# Refill loose in the nib



## LizardSpit (Mar 13, 2009)

I just made a pen for my wife.  It was an piece of koa on a sierra kit.  She likes the pen but mentioned that the pen clicks when she writes with it.  The refill, a Parker brand blue gel, is loose in the nib.  Is there a way to fix this?  She is my best customer and I want to keep her happy!!!:wink:


----------



## Russianwolf (Mar 13, 2009)

make sure everything is screwed together tight and that the spring is long enough. There's no blank length involved on the Sierra in this regard so there's nothing to really mess up. :tongue:


----------



## LizardSpit (Mar 13, 2009)

The hole in the nib appears to be slightly too large.  Know any way to drill it smaller


----------



## Manny (Mar 13, 2009)

*question*

Is that a Sierra twist or click?


----------



## mywoodshopca (Mar 13, 2009)

LizardSpit said:


> Know any way to drill it smaller


 
Duct tape will fix anything :biggrin:


----------



## LizardSpit (Mar 13, 2009)

it is a Sierra twist


----------



## skiprat (Mar 13, 2009)

I didn't know that Parker had a Gel refill. I guess that the very tip of the refill is slightly narrower than the regular ballpoint? I've just check all of mine ( only 6 though) and the regular refill fits perfectly.


----------



## arioux (Mar 13, 2009)

Take the spring out and stretch it a bit, this should fix the problem.  Happen often with single barrel pens like siera, atlas etc....


----------



## mick (Mar 13, 2009)

skiprat said:


> I didn't know that Parker had a Gel refill. I guess that the very tip of the refill is slightly narrower than the regular ballpoint? I've just check all of mine ( only 6 though) and the regular refill fits perfectly.


 
Actually Skippy the Parker brand refill, Gel and Ballpoint are slightly bigger than the parker style refills that come with our kits. I've had to ream out so many nibs that I now check alll parker style pens I make with a name brand refill before I sell them. This ia especially true with the Gold Ti cigars fromBerea.....But hey i'd rather have thick plating than thin spots!
I've not encountered this problem with the Sierra tho.


----------



## mywoodshopca (Mar 14, 2009)

mick said:


> Actually Skippy the Parker brand refill, Gel and Ballpoint are slightly bigger than the parker style refills that come with our kits.
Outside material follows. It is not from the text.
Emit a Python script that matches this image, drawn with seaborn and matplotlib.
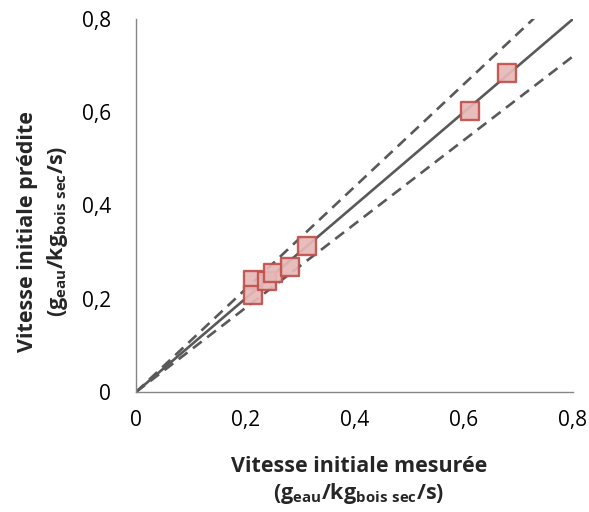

I've had to ream out so many nibs that I now check alll parker style pens I make with a name brand refill before I sell them. This ia especially true with the Gold Ti cigars fromBerea.....But hey i'd rather have thick plating than thin spots!
> I've not encountered this problem with the Sierra tho.


 

Thanks for the info.... good thing to test.


----------